IC Yes, distance and speed increase injury risk. Slower and longer has more impact but you don’t overstretch muscles or tendons. Listen to your body and all will be good.
JM I never listen to my own advice… I am lucky, we have a gym at work so it makes strength work easy. If I didn’t have that available it would maybe be harder. I have been strict with this for four to five months and I can feel the difference.
IC TCC is still months away, are you planning on doing any trail races for late season in the build up?
JM Yes, I love to race. I will enter races, from experience, if I enter races too far in advance I get injured, so I have entered a couple of marathons on the road for training and speed. In December and January I will look for options. Of course, options are reduced and conditions will be a little different to Costa Rica.
IC Late and early season events do crop up specifically designed to help people get ready for MDS so you will have some choice. Final question, many may be reading this and they are going to MDS or they may be tempted by TCC. What advice would you give to these people?
JM It very much depends on what you want to get out of it? I shared a tent at MDS with people who wanted to just complete, they wanted to enjoy the race and that is what they did. Set an objective and train accordingly. Ultimately it is all about fun and enjoyment.
IC If you had to give three tips. Three lessons you learnt at MDS that you would take to any race.
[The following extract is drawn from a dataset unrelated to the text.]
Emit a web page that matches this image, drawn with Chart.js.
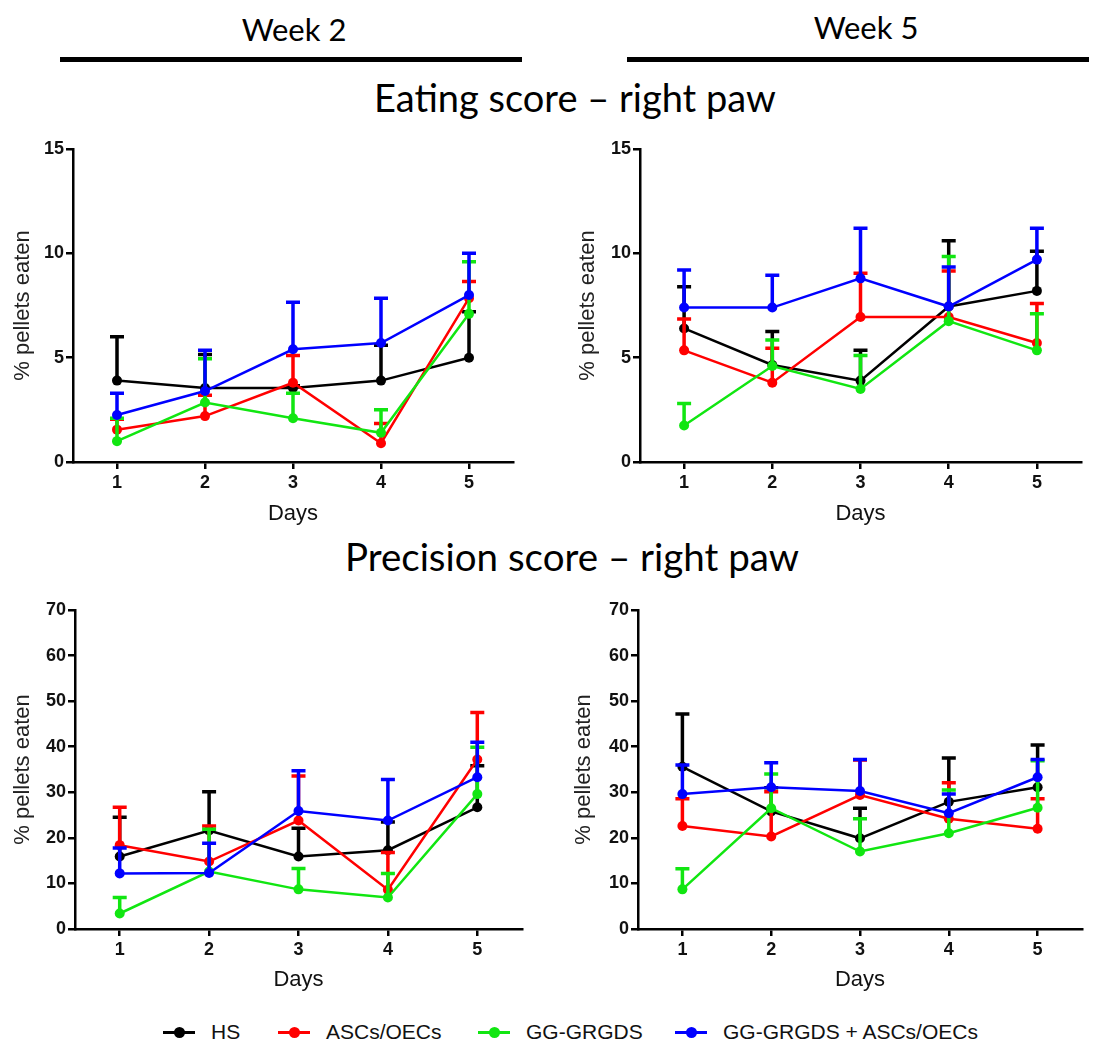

JM Good question. I learnt specifics like running in the sand but I guess the need to watch and keep on top of nutrition. Start eating early and don’t wait. Also, keep any eye on hydration and drink to thirst and then finally enjoyment is key! You must enjoy it.
IC I am sure you’re going to really enjoy TCC and Costa Rica. Many thanks for the time and insight into your progression and have fun in the Rainforest.
JM Thanks, as you say, really looking forward to it. It will be a real adventure.